SUPPLIED INFORMATION.

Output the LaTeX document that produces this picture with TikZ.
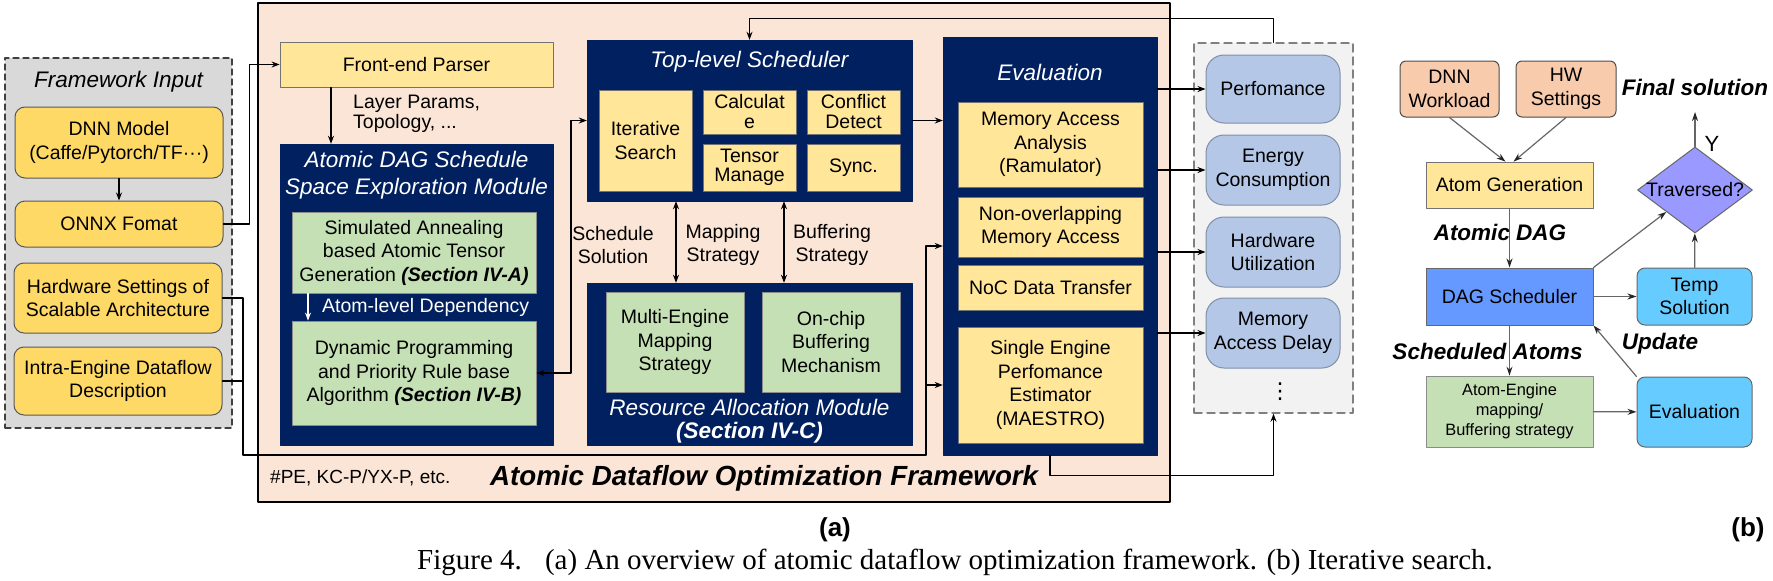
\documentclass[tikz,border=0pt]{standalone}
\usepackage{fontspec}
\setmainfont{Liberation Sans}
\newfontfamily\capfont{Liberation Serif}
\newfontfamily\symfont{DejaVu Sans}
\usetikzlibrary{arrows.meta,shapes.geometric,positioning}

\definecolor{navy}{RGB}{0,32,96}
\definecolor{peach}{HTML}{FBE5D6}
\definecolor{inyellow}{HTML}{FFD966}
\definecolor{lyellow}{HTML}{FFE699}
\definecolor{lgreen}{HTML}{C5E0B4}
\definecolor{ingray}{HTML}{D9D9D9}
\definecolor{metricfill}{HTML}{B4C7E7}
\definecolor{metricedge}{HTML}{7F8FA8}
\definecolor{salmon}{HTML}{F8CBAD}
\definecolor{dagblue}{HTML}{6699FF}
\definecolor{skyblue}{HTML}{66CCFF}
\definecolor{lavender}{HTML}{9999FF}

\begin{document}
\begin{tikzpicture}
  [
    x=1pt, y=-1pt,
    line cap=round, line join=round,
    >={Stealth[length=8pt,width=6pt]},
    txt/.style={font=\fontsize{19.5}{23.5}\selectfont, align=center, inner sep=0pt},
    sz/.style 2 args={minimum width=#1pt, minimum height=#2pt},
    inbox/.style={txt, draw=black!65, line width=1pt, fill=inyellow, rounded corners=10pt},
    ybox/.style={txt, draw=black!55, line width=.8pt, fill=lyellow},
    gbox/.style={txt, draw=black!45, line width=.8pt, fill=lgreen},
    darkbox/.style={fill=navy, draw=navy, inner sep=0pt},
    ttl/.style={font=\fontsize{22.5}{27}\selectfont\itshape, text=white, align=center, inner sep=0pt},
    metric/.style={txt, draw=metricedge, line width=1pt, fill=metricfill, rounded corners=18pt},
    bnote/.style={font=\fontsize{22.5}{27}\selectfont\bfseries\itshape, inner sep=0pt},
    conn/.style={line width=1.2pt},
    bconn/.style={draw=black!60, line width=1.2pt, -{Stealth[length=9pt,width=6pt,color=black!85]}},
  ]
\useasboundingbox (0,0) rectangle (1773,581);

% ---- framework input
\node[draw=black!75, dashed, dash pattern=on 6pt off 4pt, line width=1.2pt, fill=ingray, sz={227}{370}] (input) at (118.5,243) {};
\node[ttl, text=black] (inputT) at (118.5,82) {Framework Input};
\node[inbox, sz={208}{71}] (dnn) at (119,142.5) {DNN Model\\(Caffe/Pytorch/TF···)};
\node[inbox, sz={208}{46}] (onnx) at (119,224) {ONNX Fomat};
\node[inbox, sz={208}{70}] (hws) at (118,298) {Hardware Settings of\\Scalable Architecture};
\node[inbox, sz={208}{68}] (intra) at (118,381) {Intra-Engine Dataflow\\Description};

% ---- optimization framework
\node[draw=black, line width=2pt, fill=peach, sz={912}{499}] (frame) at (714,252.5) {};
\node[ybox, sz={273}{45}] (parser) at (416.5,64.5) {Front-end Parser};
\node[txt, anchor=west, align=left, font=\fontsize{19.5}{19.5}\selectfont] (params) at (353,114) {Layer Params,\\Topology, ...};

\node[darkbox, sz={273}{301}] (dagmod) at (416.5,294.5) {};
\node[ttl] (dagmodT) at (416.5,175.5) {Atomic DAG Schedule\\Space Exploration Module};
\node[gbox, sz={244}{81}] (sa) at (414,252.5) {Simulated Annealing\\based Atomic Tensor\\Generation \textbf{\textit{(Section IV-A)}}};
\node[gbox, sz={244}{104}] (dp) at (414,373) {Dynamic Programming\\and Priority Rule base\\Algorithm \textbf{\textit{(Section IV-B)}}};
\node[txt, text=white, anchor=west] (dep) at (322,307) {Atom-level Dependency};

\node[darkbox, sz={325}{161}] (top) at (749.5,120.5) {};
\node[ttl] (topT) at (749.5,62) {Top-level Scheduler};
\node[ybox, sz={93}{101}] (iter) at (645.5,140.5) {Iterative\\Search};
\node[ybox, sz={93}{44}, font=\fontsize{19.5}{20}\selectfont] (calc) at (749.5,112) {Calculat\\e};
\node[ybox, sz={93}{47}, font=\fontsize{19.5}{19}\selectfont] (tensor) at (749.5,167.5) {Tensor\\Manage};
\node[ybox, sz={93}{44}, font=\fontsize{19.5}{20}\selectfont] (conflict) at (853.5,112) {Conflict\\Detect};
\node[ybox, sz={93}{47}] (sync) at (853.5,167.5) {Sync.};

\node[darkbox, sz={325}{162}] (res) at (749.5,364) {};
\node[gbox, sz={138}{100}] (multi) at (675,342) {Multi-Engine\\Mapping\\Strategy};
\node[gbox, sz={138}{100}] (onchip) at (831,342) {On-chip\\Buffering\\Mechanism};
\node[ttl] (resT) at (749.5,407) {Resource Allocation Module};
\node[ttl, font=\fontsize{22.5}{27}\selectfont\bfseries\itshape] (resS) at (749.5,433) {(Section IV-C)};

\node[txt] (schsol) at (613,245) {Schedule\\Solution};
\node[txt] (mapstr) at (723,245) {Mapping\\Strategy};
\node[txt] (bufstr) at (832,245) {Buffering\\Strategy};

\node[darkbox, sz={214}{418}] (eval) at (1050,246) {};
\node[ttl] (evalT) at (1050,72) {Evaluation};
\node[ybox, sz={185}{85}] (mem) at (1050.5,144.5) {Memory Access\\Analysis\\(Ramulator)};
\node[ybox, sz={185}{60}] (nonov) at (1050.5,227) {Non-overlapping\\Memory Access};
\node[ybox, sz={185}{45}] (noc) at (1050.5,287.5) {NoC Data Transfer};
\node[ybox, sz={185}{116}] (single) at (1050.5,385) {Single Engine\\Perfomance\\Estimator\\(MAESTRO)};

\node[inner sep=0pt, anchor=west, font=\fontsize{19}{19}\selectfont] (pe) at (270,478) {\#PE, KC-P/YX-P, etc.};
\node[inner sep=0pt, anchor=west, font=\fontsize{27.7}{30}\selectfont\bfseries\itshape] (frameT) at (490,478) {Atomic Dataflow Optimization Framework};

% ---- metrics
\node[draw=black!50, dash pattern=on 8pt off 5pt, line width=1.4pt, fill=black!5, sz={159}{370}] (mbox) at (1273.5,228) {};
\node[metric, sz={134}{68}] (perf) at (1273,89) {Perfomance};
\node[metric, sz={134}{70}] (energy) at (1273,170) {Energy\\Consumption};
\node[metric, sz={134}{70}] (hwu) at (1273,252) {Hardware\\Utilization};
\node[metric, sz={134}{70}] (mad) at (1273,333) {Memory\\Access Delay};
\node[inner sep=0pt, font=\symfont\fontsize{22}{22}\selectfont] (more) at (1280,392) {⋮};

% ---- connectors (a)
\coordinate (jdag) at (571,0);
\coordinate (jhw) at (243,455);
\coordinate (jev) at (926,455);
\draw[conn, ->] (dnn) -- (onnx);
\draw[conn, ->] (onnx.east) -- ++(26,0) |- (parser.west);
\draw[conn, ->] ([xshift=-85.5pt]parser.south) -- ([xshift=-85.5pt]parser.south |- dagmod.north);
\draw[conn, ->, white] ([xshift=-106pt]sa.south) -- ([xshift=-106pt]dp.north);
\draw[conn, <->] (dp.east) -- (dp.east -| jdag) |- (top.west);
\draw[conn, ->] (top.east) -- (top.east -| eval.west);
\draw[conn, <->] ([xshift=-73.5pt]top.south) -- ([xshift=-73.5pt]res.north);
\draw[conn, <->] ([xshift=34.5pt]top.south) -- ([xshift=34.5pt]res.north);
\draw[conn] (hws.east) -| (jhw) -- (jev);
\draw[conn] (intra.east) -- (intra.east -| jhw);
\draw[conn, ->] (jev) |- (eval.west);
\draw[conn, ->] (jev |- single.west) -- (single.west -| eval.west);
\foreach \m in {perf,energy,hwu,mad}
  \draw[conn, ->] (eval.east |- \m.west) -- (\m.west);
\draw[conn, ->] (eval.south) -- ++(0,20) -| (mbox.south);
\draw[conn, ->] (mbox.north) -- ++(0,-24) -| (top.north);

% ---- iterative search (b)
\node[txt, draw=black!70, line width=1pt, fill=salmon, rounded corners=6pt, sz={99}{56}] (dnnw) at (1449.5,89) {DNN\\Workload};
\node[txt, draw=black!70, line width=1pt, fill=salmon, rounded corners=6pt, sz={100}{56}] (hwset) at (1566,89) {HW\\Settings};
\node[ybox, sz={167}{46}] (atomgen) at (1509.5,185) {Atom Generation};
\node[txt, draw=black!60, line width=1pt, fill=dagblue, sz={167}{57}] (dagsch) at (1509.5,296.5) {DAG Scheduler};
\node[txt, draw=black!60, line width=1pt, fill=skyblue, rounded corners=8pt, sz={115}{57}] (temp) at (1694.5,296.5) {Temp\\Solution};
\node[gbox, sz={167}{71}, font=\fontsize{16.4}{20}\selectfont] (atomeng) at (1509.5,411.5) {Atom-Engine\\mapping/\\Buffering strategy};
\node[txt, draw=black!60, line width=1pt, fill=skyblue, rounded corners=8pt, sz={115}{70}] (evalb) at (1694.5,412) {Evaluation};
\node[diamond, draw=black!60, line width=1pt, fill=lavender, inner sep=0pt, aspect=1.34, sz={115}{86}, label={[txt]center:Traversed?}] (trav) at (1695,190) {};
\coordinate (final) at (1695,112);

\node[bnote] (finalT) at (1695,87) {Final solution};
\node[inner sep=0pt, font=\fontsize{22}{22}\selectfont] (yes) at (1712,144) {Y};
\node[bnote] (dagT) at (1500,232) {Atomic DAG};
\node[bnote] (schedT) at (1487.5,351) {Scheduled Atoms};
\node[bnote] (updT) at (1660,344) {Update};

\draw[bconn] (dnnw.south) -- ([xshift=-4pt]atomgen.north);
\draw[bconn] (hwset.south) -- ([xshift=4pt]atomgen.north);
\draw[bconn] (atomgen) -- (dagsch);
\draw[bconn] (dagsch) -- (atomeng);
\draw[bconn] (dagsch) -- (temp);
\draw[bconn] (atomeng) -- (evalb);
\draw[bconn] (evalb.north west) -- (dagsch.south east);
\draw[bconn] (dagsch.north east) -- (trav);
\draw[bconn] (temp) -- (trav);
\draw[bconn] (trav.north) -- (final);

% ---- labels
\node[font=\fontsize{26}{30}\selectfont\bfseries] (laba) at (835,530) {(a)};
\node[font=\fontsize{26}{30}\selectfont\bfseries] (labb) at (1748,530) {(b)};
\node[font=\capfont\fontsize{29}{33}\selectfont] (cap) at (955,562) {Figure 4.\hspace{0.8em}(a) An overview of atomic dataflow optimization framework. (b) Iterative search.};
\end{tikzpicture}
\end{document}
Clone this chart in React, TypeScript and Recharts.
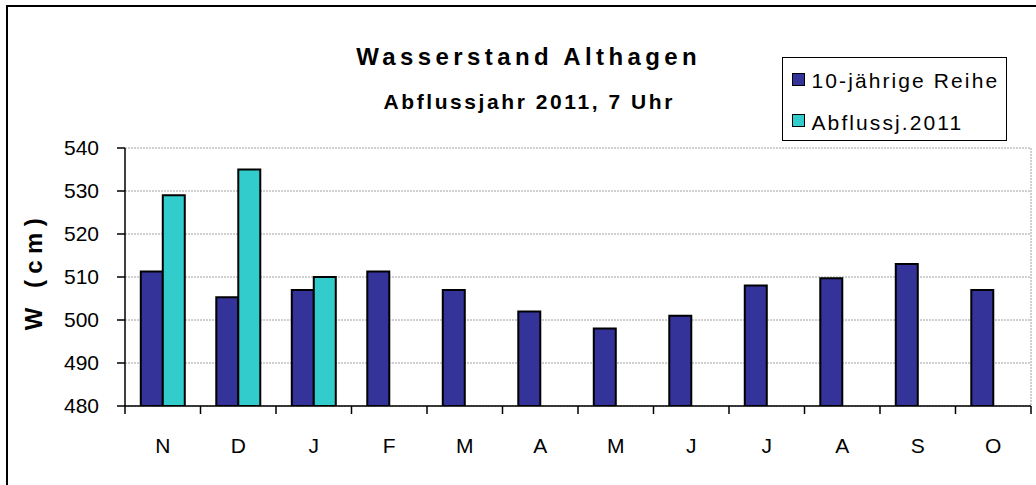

YOUR INSTRUCTIONS. Begin with the first line of the records and repeat every line up to the one with "(0,0) rectangle (1773,581);", counting that line too. Pictures are not part of the copy.

SOLUTION FOR THIS EXERCISE.
Output the LaTeX document that produces this picture with TikZ.
\documentclass[tikz,border=0pt]{standalone}
\usepackage{fontspec}
\setmainfont{Liberation Sans}
\newfontfamily\capfont{Liberation Serif}
\newfontfamily\symfont{DejaVu Sans}
\usetikzlibrary{arrows.meta,shapes.geometric,positioning}

\definecolor{navy}{RGB}{0,32,96}
\definecolor{peach}{HTML}{FBE5D6}
\definecolor{inyellow}{HTML}{FFD966}
\definecolor{lyellow}{HTML}{FFE699}
\definecolor{lgreen}{HTML}{C5E0B4}
\definecolor{ingray}{HTML}{D9D9D9}
\definecolor{metricfill}{HTML}{B4C7E7}
\definecolor{metricedge}{HTML}{7F8FA8}
\definecolor{salmon}{HTML}{F8CBAD}
\definecolor{dagblue}{HTML}{6699FF}
\definecolor{skyblue}{HTML}{66CCFF}
\definecolor{lavender}{HTML}{9999FF}

\begin{document}
\begin{tikzpicture}
  [
    x=1pt, y=-1pt,
    line cap=round, line join=round,
    >={Stealth[length=8pt,width=6pt]},
    txt/.style={font=\fontsize{19.5}{23.5}\selectfont, align=center, inner sep=0pt},
    sz/.style 2 args={minimum width=#1pt, minimum height=#2pt},
    inbox/.style={txt, draw=black!65, line width=1pt, fill=inyellow, rounded corners=10pt},
    ybox/.style={txt, draw=black!55, line width=.8pt, fill=lyellow},
    gbox/.style={txt, draw=black!45, line width=.8pt, fill=lgreen},
    darkbox/.style={fill=navy, draw=navy, inner sep=0pt},
    ttl/.style={font=\fontsize{22.5}{27}\selectfont\itshape, text=white, align=center, inner sep=0pt},
    metric/.style={txt, draw=metricedge, line width=1pt, fill=metricfill, rounded corners=18pt},
    bnote/.style={font=\fontsize{22.5}{27}\selectfont\bfseries\itshape, inner sep=0pt},
    conn/.style={line width=1.2pt},
    bconn/.style={draw=black!60, line width=1.2pt, -{Stealth[length=9pt,width=6pt,color=black!85]}},
  ]
\useasboundingbox (0,0) rectangle (1773,581);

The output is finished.